Do you need to change the way you think about your work?

Cognitive crafting is when we change the way we perceive the tasks and relationships that comprise our jobs (e.g., “a ticket salesperson seeing the job as an essential part of providing people with entertainment, not just processing orders”) (Berg, Dutton, & Wrzesniewski, 2013, p. 82).

But job crafting can feed into well-being.

Job crafting is the process of employees redefining and re-imagining their job designs in personally meaningful ways.

For example, a history teacher who has had a longtime passion for performing music could incorporate music into his curriculum (task crafting), collaborate with the music teacher in his school (relational crafting), and draw parallels between the act of teaching in front of a classroom and the experience of performing music (cognitive crafting). By crafting his job in these ways, this teacher is able to incorporate musical performance and the experience of being a musician – which are valued parts of his identity – into his life at work, thus bringing new meaningfulness into his work (Berg, Grant, & Johnson, 2010).

Job crafting (and there are different types) could very well be the way to manage the unhappiness you feel in your job because it allows you to change your perspective and redefine your outlook.

This is the trick to getting more out of what you do because you can redesign your work so as to foster engagement and  satisfaction in order to build resilience and thrive. People who see their work as meaningful enjoy more job satisfaction because they alter what they do and bend things so they work in their favour.

It’s also the mindset of mission. Christopher Wren visited the site of St Paul’s Cathedral and asked three bricklayers there what it was they were doing:

The first replied: “Laying bricks,”

The second said: “Making a living,”

But the third bricklayer approached things from a different angle and said he was helping to build a cathedral and that one day people would come to pray to God in the place he had helped to build.

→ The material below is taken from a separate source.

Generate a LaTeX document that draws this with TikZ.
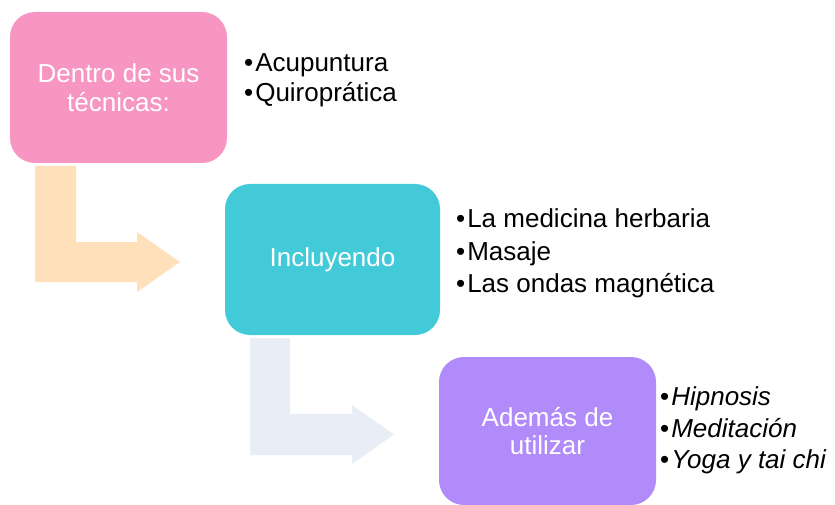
\documentclass[tikz,border=0pt]{standalone}
\usepackage{fontspec}
\setmainfont{Liberation Sans}
\usetikzlibrary{positioning}
\definecolor{pinkbox}{RGB}{247,150,194}
\definecolor{cyanbox}{RGB}{66,202,216}
\definecolor{purplebox}{RGB}{176,139,249}
\definecolor{peacharrow}{RGB}{255,224,187}
\definecolor{grayarrow}{RGB}{232,237,246}

\begin{document}
\begin{tikzpicture}[x=1pt,y=-1pt,
    box/.style={rounded corners=25pt,minimum width=217pt,minimum height=151pt,inner sep=0pt,text=white,align=center,font=\fontsize{26}{28.5}\selectfont},
    item/.style={anchor=base west,inner sep=0pt,font=\fontsize{26}{31}\selectfont}]
    \useasboundingbox (0,0) rectangle (835,505);
    \fill[peacharrow] (35,166) -- (76,166) -- (76,242) -- (137,242) -- (137,232) -- (180,262) -- (137,292) -- (137,282) -- (35,282) -- cycle;
    \fill[grayarrow] (250,338) -- (290,338) -- (290,414) -- (352,414) -- (352,405) -- (394,434.5) -- (352,464) -- (352,455) -- (250,455) -- cycle;
    \node[box,fill=pinkbox] (dentro) at (118.5,87.5) {Dentro de sus\\técnicas:};
    \node[box,fill=cyanbox,minimum width=215pt] (incluyendo) at (332.5,259.5) {Incluyendo};
    \node[box,fill=purplebox,minimum height=148pt] (ademas) at (547.5,431) {Además de\\utilizar};
    \node[item] (acupuntura) at (244,72) {•\hspace{2pt}Acupuntura};
    \node[item] (quiropratica) at (244,102) {•\hspace{2pt}Quiroprática};
    \node[item] (herbaria) at (456,227) {•\hspace{2pt}La medicina herbaria};
    \node[item] (masaje) at (456,260) {•\hspace{2pt}Masaje};
    \node[item] (ondas) at (456,292) {•\hspace{2pt}Las ondas magnética};
    \node[item] (hipnosis) at (660,405) {•\hspace{2pt}\itshape Hipnosis};
    \node[item] (meditacion) at (660,437) {•\hspace{2pt}\itshape Meditación};
    \node[item] (yoga) at (660,468) {•\hspace{2pt}\itshape Yoga y tai chi};
\end{tikzpicture}
\end{document}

Having an internal locus of control is important in teaching because the workload weighs heavy and and can spiral. Many teachers, quite understandably lose focus and become bitter.

But this is where job crafting comes into play and teaching is a job that allows plenty of opportunities for work framing, to shape, mould, redesign and re-imagine what we do.

We have to take back control and make the job work for us even if things appear to be stacked against us. This is about addressing the burdens, looking for the boosts and making the most of our gifts.